By Brigham and Women's Hospital | October 11, 2018

Parkinson’s disease (PD) is a neurodegenerative disorder that presents clinically with abnormal movement and tremors at rest. In the brain, PD is marked by the accumulation of the protein, α-synuclein (αS), into clumps known as Lewy bodies, which diminish neural health. Previous research suggests abnormal αS can alter cell membrane function and lead to cell death. Investigators from Brigham and Women’s Hospital have developed a unique mouse model to induce PD-like αS aggregation, leading to resting tremor and abnormal movement control. This mouse model responds to L-DOPA, similarly to patients with PD. The research team’s results on the use of this transgenic mouse model appear this week in Neuron.

“It is difficult to find efficient treatment therapies that target αS aggregation,” said lead author Silke Nuber, PhD, an instructor in the Ann Romney Center for Neurologic Diseases at BWH. “Thus, it is necessary to develop mouse models that reflect the long-term changes, including Lewy-like aggregation of αS and an associated close PD-phenotype, to better understand the mechanisms that lead to the initiation of PD.”

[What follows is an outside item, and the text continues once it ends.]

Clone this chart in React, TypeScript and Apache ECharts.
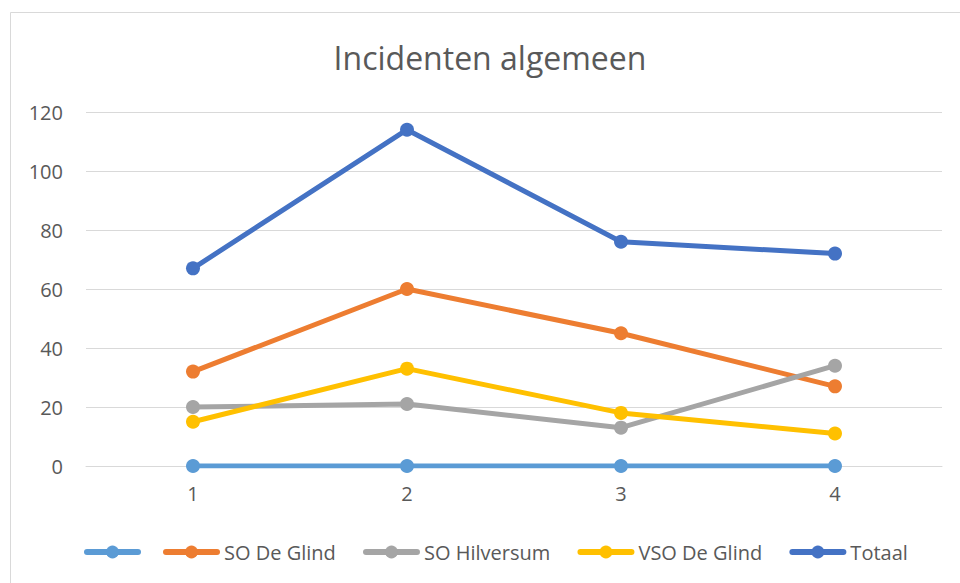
import React, { useEffect, useRef } from "react";
import * as echarts from "echarts";

const categories = ["1", "2", "3", "4"];
const seriesNames = [" ", "SO De Glind", "SO Hilversum", "VSO De Glind", "Totaal"];
const seriesColors = ["#5B9BD5", "#ED7D31", "#A5A5A5", "#FFC000", "#4472C4"];
const blankValues = [0, 0, 0, 0];
const soDeGlind = [32, 60, 45, 27];
const soHilversum = [20, 21, 13, 34];
const vsoDeGlind = [15, 33, 18, 11];
const totaal = [67, 114, 76, 72];
const seriesValues = [blankValues, soDeGlind, soHilversum, vsoDeGlind, totaal];

const FONT = "Open Sans";

export default function App() {
  const ref = useRef<HTMLDivElement>(null);
  useEffect(() => {
    if (!ref.current) return;
    const chart = echarts.init(ref.current, undefined, { renderer: "svg" });
    chart.setOption({
      animation: false,
      backgroundColor: "#fff",
      title: {
        text: "Incidenten algemeen",
        left: 485,
        textAlign: "center",
        top: 36,
        textStyle: { fontFamily: FONT, fontSize: 32, fontWeight: "normal", color: "#595959" },
      },
      graphic: [
        {
          type: "rect",
          shape: { x: 10.5, y: 12.5, width: 960, height: 600 },
          style: { fill: "none", stroke: "#D9D9D9", lineWidth: 1 },
          silent: true,
        },
      ],
      legend: {
        left: 79,
        top: 537,
        itemWidth: 51,
        itemHeight: 16,
        itemGap: 22,
        data: seriesNames,
        lineStyle: { width: 6, cap: "round" },
        formatter: (name: string) =>
          name === " " ? "" : name === "Totaal" ? name : `{n|${name}}{g| }`,
        textStyle: {
          fontFamily: FONT,
          fontSize: 20,
          color: "#595959",
          padding: [0, 0, 0, 2],
          rich: {
            n: { fontFamily: FONT, fontSize: 20, color: "#595959" },
            g: { width: 18, fontSize: 20 },
          },
        },
      },
      grid: { left: 86, right: 18, top: 112, bottom: 117 },
      xAxis: {
        type: "category",
        data: categories,
        boundaryGap: true,
        axisLine: { show: true, lineStyle: { color: "#D9D9D9", width: 1 } },
        axisTick: { show: false },
        axisLabel: { margin: 17, fontFamily: FONT, fontSize: 20, color: "#595959" },
      },
      yAxis: {
        type: "value",
        min: 0,
        max: 120,
        interval: 20,
        axisLine: { show: false },
        axisTick: { show: false },
        splitLine: { lineStyle: { color: "#D9D9D9", width: 1 } },
        axisLabel: { margin: 23, fontFamily: FONT, fontSize: 20, color: "#595959" },
      },
      series: seriesNames.map((name, i) => ({
        name,
        type: "line",
        data: seriesValues[i],
        color: seriesColors[i],
        symbol: "circle",
        symbolSize: 14,
        lineStyle: { width: 5, color: seriesColors[i], cap: "round" },
        itemStyle: { color: seriesColors[i] },
        z: i === 0 ? 1 : 2,
      })),
    });
    return () => chart.dispose();
  }, []);
  return <div ref={ref} style={{ position: "fixed", left: 0, top: 0, width: 960, height: 583 }} />;
}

In a healthy brain, this lab first reported (Bartels et al, Nature 2011) that αS can occur normally in the form of helically folded tetramers (four units of αS wound around each other), a form that resists the aggregation that abnormal αS monomers undergo. To model the brain in PD, Nuber and her team created a novel transgenic mouse that has a tetramer-lowering mutation, which leads to αS deposits, loss of dopamine and neurotoxicity.

“With these new mice, we set out to examine the upstream role of tetramer-lowering mutations and their relevance to PD,” Nuber said. “Our hypothesis was that upstream destabilization of normal tetramers to excess monomers can lead to the changes of PD.”

To examine the effect of tetramer-abrogating mutations on αS pathology, the research team created multiple mouse lines with certain αS mutations that chronically decrease the tetramers, increase free monomers and lead to neuronal dysfunction and degeneration. They then compared their new tetramer-abrogating mouse to a mouse expressing normal human αS protein and a mouse with just a single familial PD αS mutation. The mice were carefully evaluated side-by-side for key biochemical, histological and behavioral characteristics associated with PD.

The new tetramer-abrogating mouse displayed key PD-like changes, including age-dependent αS aggregation in altered neurons and distinctive abnormal movements. These changes were all derived from preventing normal αS tetramer formation. These findings strongly suggest that tetramers are required for the normal state of αS in the brain. The authors conclude that it is likely that shifting tetramers to monomers can initiate PD. They also note that the phenotype was more prominent in male mice, which is reminiscent to what occurs in PD, a finding they plan to follow up on within the framework of the Women’s Brain Initiative at BWH.

“We can now examine PD in a whole new light. We can think about stabilizing the physiological αS tetramer, an entirely novel therapeutic concept, as a means of preventing or delaying the onset of PD,” said Nuber.

“With our lab’s experience in deciphering the earliest stages of Alzheimer’s disease, we decided some time ago to apply analogous approaches to the different protein abnormality occurring in PD,” said Dennis Selkoe, MD, the senior author of the paper and the co-director of the Ann Romney Center for Neurologic Disease at BWH. “We believe this unique mouse model shows that the tetrameric form of αS we discovered in 2011 is necessary for normal neuronal function, so that abrogating the tetramer has direct PD-like consequences. This PD mouse model will provide a new route to entirely novel therapeutic approaches.”